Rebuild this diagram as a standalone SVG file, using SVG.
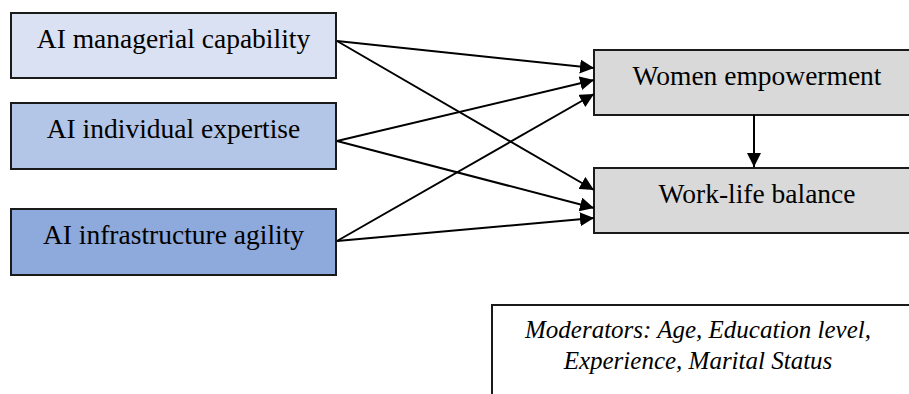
<svg xmlns="http://www.w3.org/2000/svg" width="909" height="394" viewBox="0 0 909 394">
<defs>
<style>
.box{stroke:#1a1a1a;stroke-width:2}
.t{font-family:"Liberation Serif","Times New Roman",serif;font-size:27.5px;fill:#000;text-anchor:middle}
.m{font-family:"Liberation Serif","Times New Roman",serif;font-size:25px;font-style:italic;fill:#000;text-anchor:middle}
.c{stroke:#000;stroke-width:2;fill:none;marker-end:url(#ah)}
</style>
<marker id="ah" viewBox="0 0 10 10" refX="10" refY="5" markerWidth="7" markerHeight="7" markerUnits="strokeWidth" orient="auto">
<path d="M0,0 L10,5 L0,10 z" fill="#000"/>
</marker>
</defs>
<rect width="909" height="394" fill="#fff"/>
<g id="n1"><rect class="box" x="11" y="13" width="325" height="65" fill="#D9E1F2"/><text class="t" x="173.5" y="48">AI managerial capability</text></g>
<g id="n2"><rect class="box" x="11" y="103" width="325" height="66" fill="#B4C6E7"/><text class="t" x="173.5" y="138">AI individual expertise</text></g>
<g id="n3"><rect class="box" x="11" y="209" width="325" height="66" fill="#8EA9DB"/><text class="t" x="173.5" y="244">AI infrastructure agility</text></g>
<g id="n4"><rect class="box" x="594" y="50" width="330" height="65" fill="#D9D9D9"/><text class="t" x="757" y="85">Women empowerment</text></g>
<g id="n5"><rect class="box" x="594" y="168" width="330" height="65" fill="#D9D9D9"/><text class="t" x="757" y="203">Work-life balance</text></g>
<g id="n6"><rect class="box" x="492" y="305" width="430" height="100" fill="#fff"/><text class="m" x="698" y="338">Moderators: Age, Education level,</text><text class="m" x="698" y="369">Experience, Marital Status</text></g>
<g id="connectors">
<line class="c" x1="337" y1="41" x2="594" y2="68"/>
<line class="c" x1="337" y1="41" x2="594" y2="190"/>
<line class="c" x1="337" y1="141" x2="594" y2="80"/>
<line class="c" x1="337" y1="141" x2="594" y2="208"/>
<line class="c" x1="337" y1="241" x2="594" y2="94"/>
<line class="c" x1="337" y1="241" x2="594" y2="218"/>
<line class="c" x1="754" y1="115" x2="754" y2="167"/>
</g>
</svg>
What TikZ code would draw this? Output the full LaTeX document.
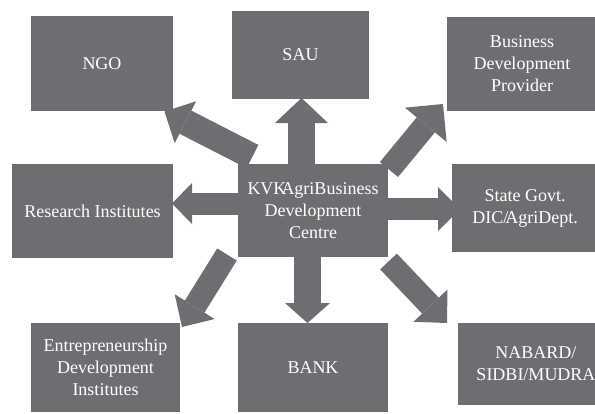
\documentclass[tikz,border=0pt]{standalone}
\usepackage{fontspec}
\setmainfont{Liberation Serif}
\usetikzlibrary{arrows.meta}
\definecolor{boxgray}{RGB}{109,110,113}
\begin{document}
\begin{tikzpicture}[x=1pt,y=-1pt,
  box/.style={fill=boxgray, draw=none, text=white, inner sep=0pt, align=center,
    font=\fontsize{18}{22}\selectfont},
  blk/.style n args={3}{draw=boxgray, line width=#1,
    -{Triangle[width=#2, length=#3, line width=0pt]}}]
\useasboundingbox (0,0) rectangle (595,413);
% boxes
\node[box, minimum width=142pt, minimum height=95pt] (ngo) at (102,63.5) {NGO};
\node[box, minimum width=137pt, minimum height=88pt] (sau) at (300.5,55) {SAU};
\node[box, minimum width=150pt, minimum height=94pt] (bdp) at (522,64) {Business\\Development\\Provider};
\node[box, minimum width=161pt, minimum height=94pt] (ri) at (92.5,211) {Research Institutes};
\node[box, minimum width=150pt, minimum height=93pt] (kvk) at (313,210.5) {KVK\kern-5pt AgriBusiness\\Development\\Centre};
\node[box, minimum width=146pt, minimum height=88pt] (sg) at (525,208) {State Govt.\\DIC/\kern-3pt AgriDept.};
\node[box, minimum width=149pt, minimum height=89pt] (edi) at (105.5,367.5) {Entrepreneurship\\Development\\Institutes};
\node[box, minimum width=150pt, minimum height=89pt] (bank) at (313,367.5) {BANK};
\node[box, minimum width=156pt, minimum height=82pt] (nab) at (536,364) {NABARD/\\SIDBI/MUDRA};
% arrow end points
\coordinate (tngo) at (252.5,156.5); \coordinate (pngo) at (164.5,111.5);
\coordinate (tsau) at (301.5,164);   \coordinate (psau) at (301.5,98);
\coordinate (tbdp) at (389,169.5);   \coordinate (pbdp) at (443,104);
\coordinate (tri)  at (238,203.5);   \coordinate (pri)  at (172,203.5);
\coordinate (tsg)  at (387,209);     \coordinate (psg)  at (460,209);
\coordinate (tedi) at (227,254.5);   \coordinate (pedi) at (182,327);
\coordinate (tbank) at (307.5,257);  \coordinate (pbank) at (307.5,323);
\coordinate (tnab) at (388.5,261.5); \coordinate (pnab) at (447,323);
% block arrows
\draw[blk={26pt}{47pt}{23.5pt}] (tngo) -- (pngo);
\draw[blk={27pt}{53pt}{25pt}] (tsau) -- (psau);
\draw[blk={23.5pt}{54pt}{27pt}] (tbdp) -- (pbdp);
\draw[blk={22pt}{41pt}{20pt}] (tri) -- (pri);
\draw[blk={22pt}{44pt}{22pt}] (tsg) -- (psg);
\draw[blk={23pt}{47pt}{24pt}] (tedi) -- (pedi);
\draw[blk={27pt}{45pt}{20pt}] (tbank) -- (pbank);
\draw[blk={23pt}{47pt}{24pt}] (tnab) -- (pnab);
\end{tikzpicture}
\end{document}
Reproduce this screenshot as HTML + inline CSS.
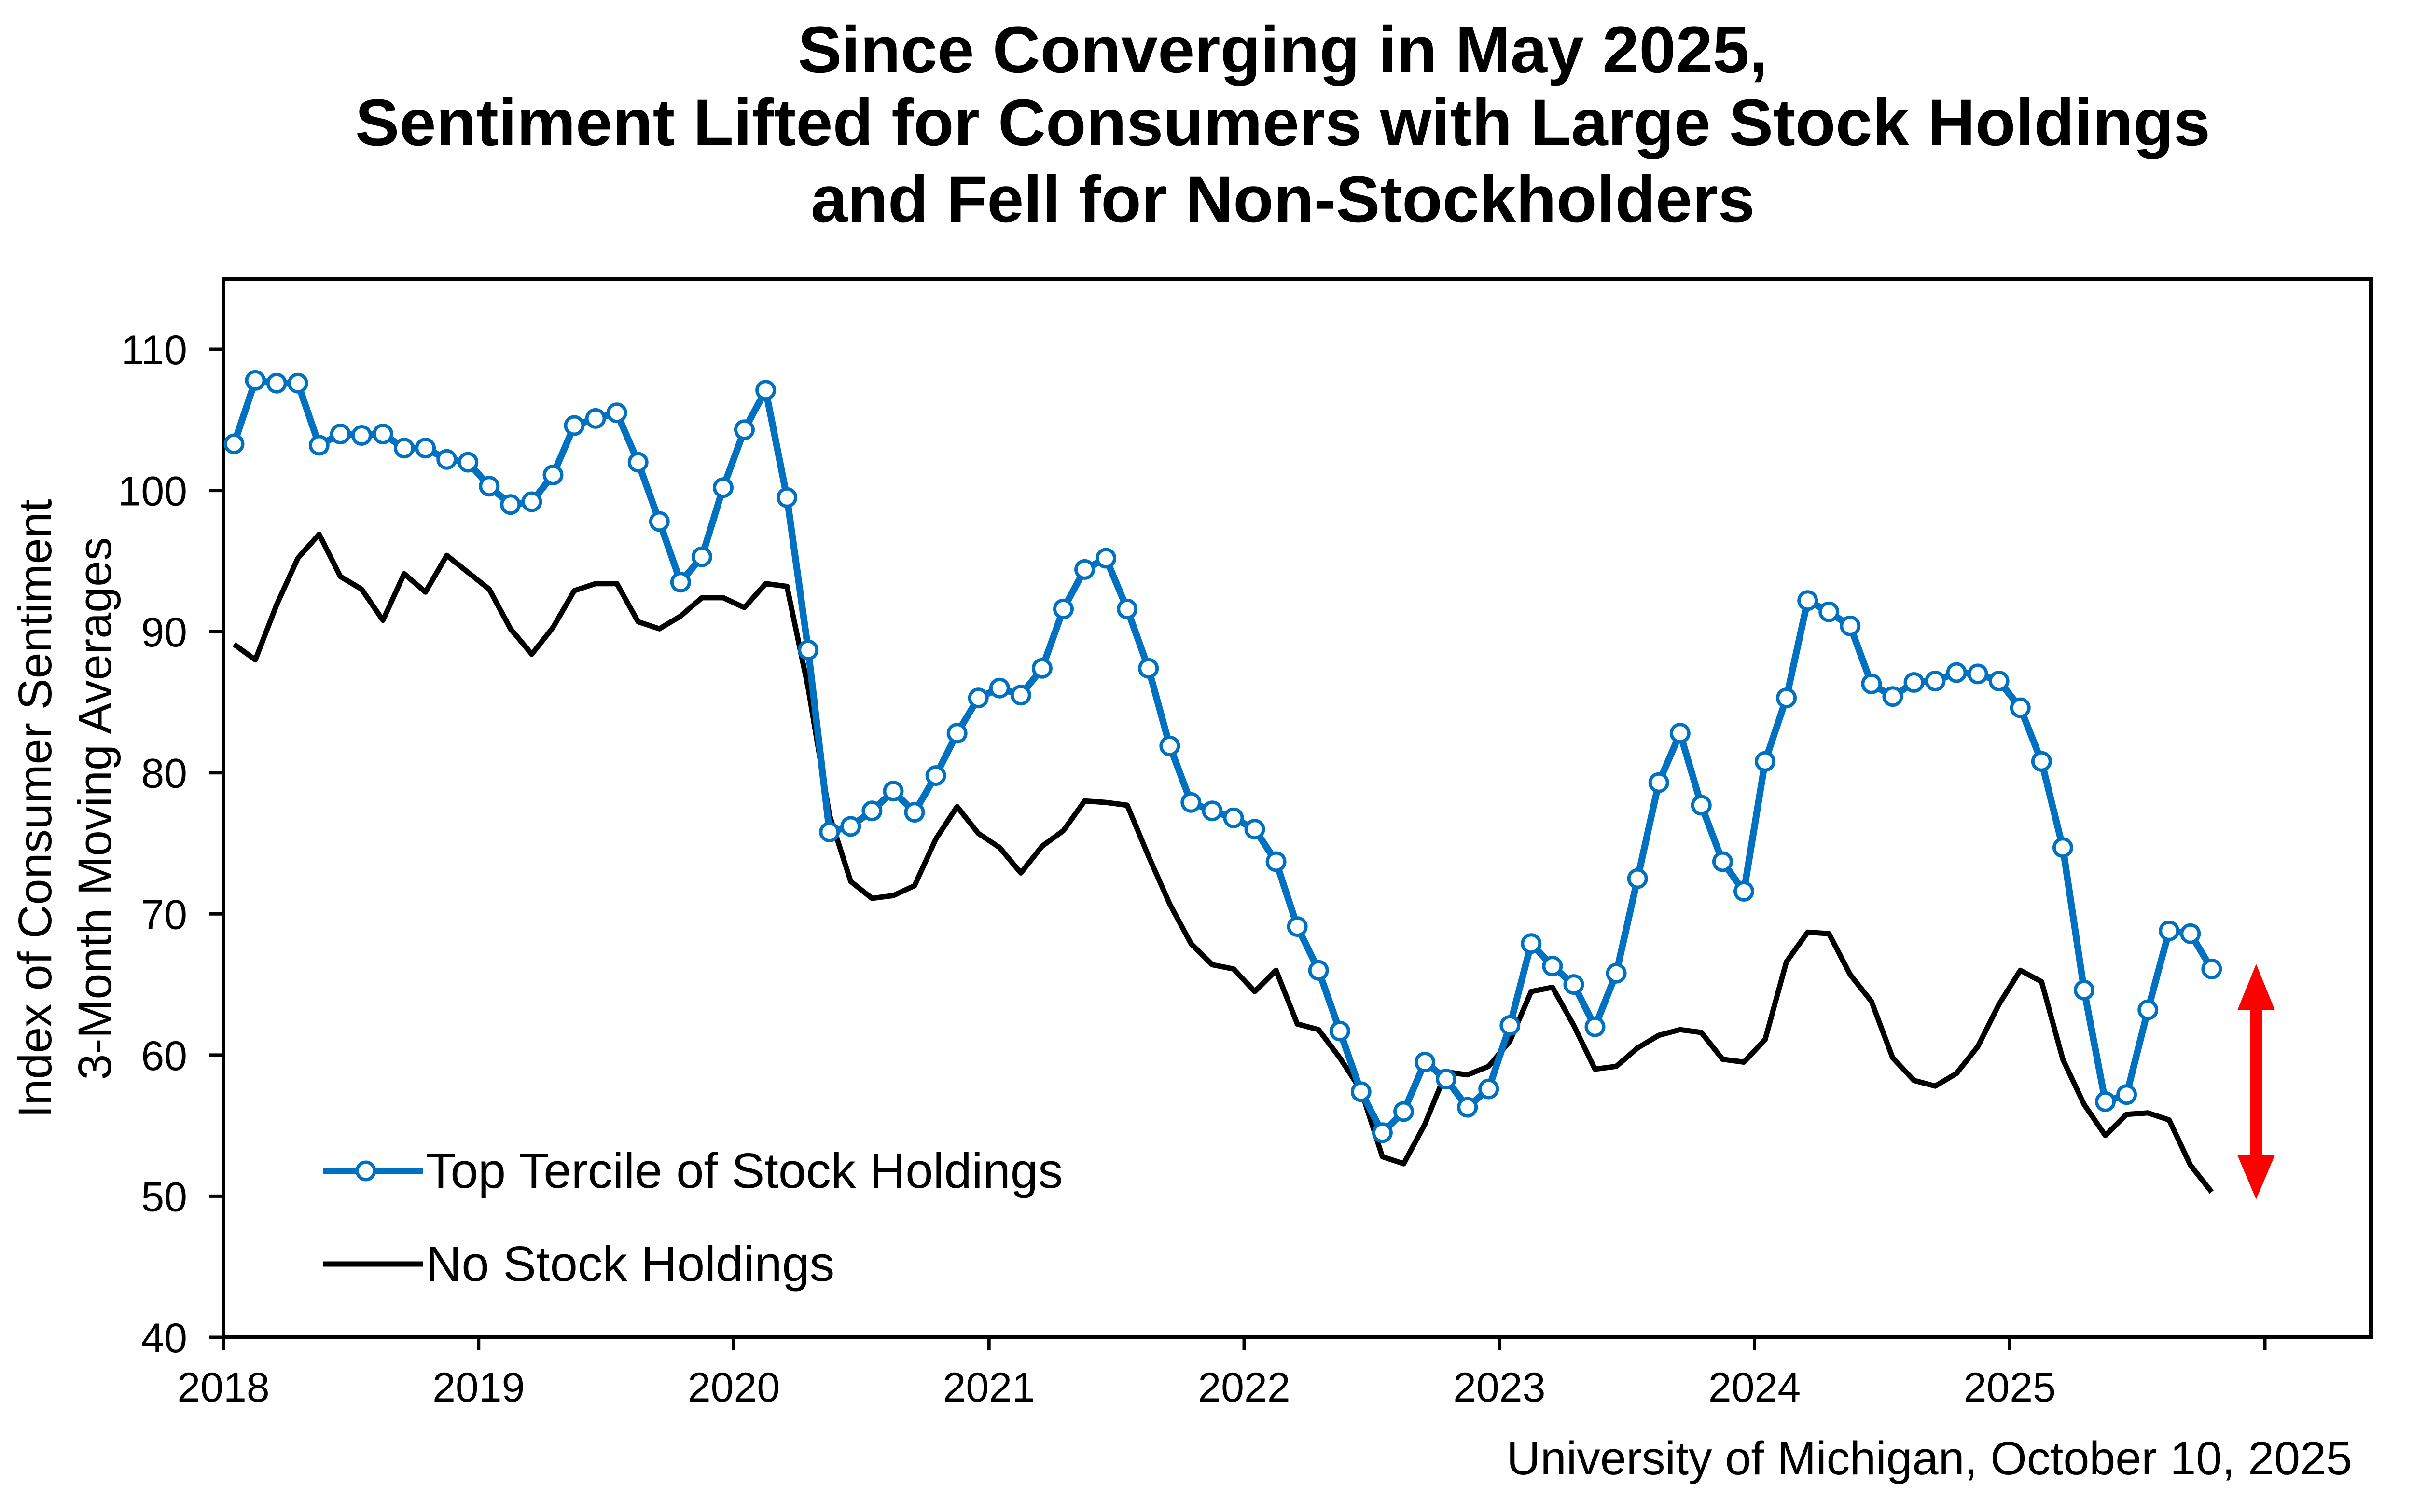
<!DOCTYPE html>
<html><head><meta charset="utf-8"><style>
html,body{margin:0;padding:0;background:#fff;}
svg{display:block;}
text{font-family:"Liberation Sans",Arial,sans-serif;fill:#000;}
</style></head><body>
<svg id="s" width="5120" height="3134" viewBox="0 0 5120 3134" xmlns="http://www.w3.org/2000/svg">
<rect width="5120" height="3134" fill="#fff"/>
<text x="2658" y="150" font-size="137" font-weight="bold" text-anchor="middle">Since Converging in May 2025,</text>
<text x="2658" y="301" font-size="137" font-weight="bold" text-anchor="middle">Sentiment Lifted for Consumers with Large Stock Holdings</text>
<text x="2658" y="460" font-size="137" font-weight="bold" text-anchor="middle">and Fell for Non-Stockholders</text>
<g id="g"></g>
<text transform="translate(106,1676) rotate(-90)" font-size="97" text-anchor="middle">Index of Consumer Sentiment</text>
<text transform="translate(230,1676) rotate(-90)" font-size="97" text-anchor="middle">3-Month Moving Averages</text>
<text x="4874" y="3056" font-size="97" text-anchor="end">University of Michigan, October 10, 2025</text>
<line x1="670" y1="2427" x2="876" y2="2427" stroke="#0070C0" stroke-width="14"/>
<circle cx="758" cy="2427" r="18" fill="#fff" stroke="#0070C0" stroke-width="7"/>
<text x="882" y="2462" font-size="103">Top Tercile of Stock Holdings</text>
<line x1="670" y1="2620" x2="876" y2="2620" stroke="#000" stroke-width="11"/>
<text x="882" y="2655" font-size="103">No Stock Holdings</text>
<rect x="4662" y="2090" width="26" height="310" fill="#f00"/>
<polygon points="4675,1998 4636,2094 4714,2094" fill="#f00"/>
<polygon points="4675,2486 4636,2394 4714,2394" fill="#f00"/>
</svg>
<script>
(function(){
var L=463,R=4913,T=578,B=2772;
function Y(v){return B-(v-40)*(B-724)/70;}
var yr=528.75;
function X(i){return L+(i+0.5)*yr/12;}
var tt=[103.3,107.8,107.6,107.6,103.2,104,103.9,104,103,103,102.2,102,
100.3,99,99.2,101.1,104.6,105.1,105.5,102,97.8,93.5,95.3,100.2,
104.3,107.1,99.5,88.7,75.8,76.2,77.3,78.7,77.2,79.8,82.8,85.3,
86,85.5,87.4,91.6,94.4,95.2,91.6,87.4,81.9,77.9,77.3,76.8,
76,73.7,69.1,66,61.7,57.4,54.5,56,59.5,58.3,56.3,57.6,
62.1,67.9,66.3,65,62,65.8,72.5,79.3,82.8,77.7,73.7,71.6,
80.8,85.3,92.2,91.4,90.4,86.3,85.4,86.4,86.5,87.1,87,86.5,
84.6,80.8,74.7,64.6,56.7,57.2,63.2,68.8,68.6,66.1];
var no=[89.1,88,91.9,95.2,96.9,93.9,93,90.8,94.1,92.8,95.4,94.2,
93,90.2,88.4,90.3,92.9,93.4,93.4,90.7,90.2,91.1,92.4,92.4,
91.7,93.4,93.2,86,77,72.3,71.1,71.3,72,75.3,77.6,75.7,
74.7,72.9,74.8,75.9,78,77.9,77.7,74.1,70.7,67.9,66.4,66.1,
64.5,66,62.2,61.8,59.8,57.5,52.8,52.3,55.1,58.8,58.6,59.2,
61,64.5,64.8,62.1,59,59.2,60.5,61.4,61.8,61.6,59.7,59.5,
61.1,66.6,68.7,68.6,65.7,63.8,59.8,58.2,57.8,58.7,60.6,63.6,
66,65.2,59.7,56.5,54.3,55.8,55.9,55.4,52.2,50.3];
var h='';
h+='<rect x="'+L+'" y="'+T+'" width="'+(R-L)+'" height="'+(B-T)+'" fill="none" stroke="#000" stroke-width="8"/>';
for(var v=40;v<=110;v+=10){var y=Y(v);h+='<line x1="'+(L-30)+'" y1="'+y+'" x2="'+L+'" y2="'+y+'" stroke="#000" stroke-width="7"/>';
h+='<text x="388" y="'+(y+31)+'" font-size="86" text-anchor="end">'+v+'</text>';}
for(var k=0;k<=8;k++){var x=L+k*yr;h+='<line x1="'+x+'" y1="'+B+'" x2="'+x+'" y2="'+(B+27)+'" stroke="#000" stroke-width="7"/>';
if(k<8)h+='<text x="'+x+'" y="2905" font-size="86" text-anchor="middle">'+(2018+k)+'</text>';}
var p1=no.map(function(v,i){return X(i).toFixed(1)+','+Y(v).toFixed(1)}).join(' ');
h+='<polyline points="'+p1+'" fill="none" stroke="#000" stroke-width="11" stroke-linejoin="round"/>';
var p2=tt.map(function(v,i){return X(i).toFixed(1)+','+Y(v).toFixed(1)}).join(' ');
h+='<polyline points="'+p2+'" fill="none" stroke="#0070C0" stroke-width="14" stroke-linejoin="round"/>';
tt.forEach(function(v,i){h+='<circle cx="'+X(i).toFixed(1)+'" cy="'+Y(v).toFixed(1)+'" r="18" fill="#fff" stroke="#0070C0" stroke-width="7"/>';});
document.getElementById('g').innerHTML=h;
})();
</script>
</body></html>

┄┄┄┄┄┄┄┄┄┄┄┄┄┄┄┄┄┄┄┄

● EXERCISE: How many of the lines above hold the word "draw"? Give only that number.

● TASK RESPONSE: 11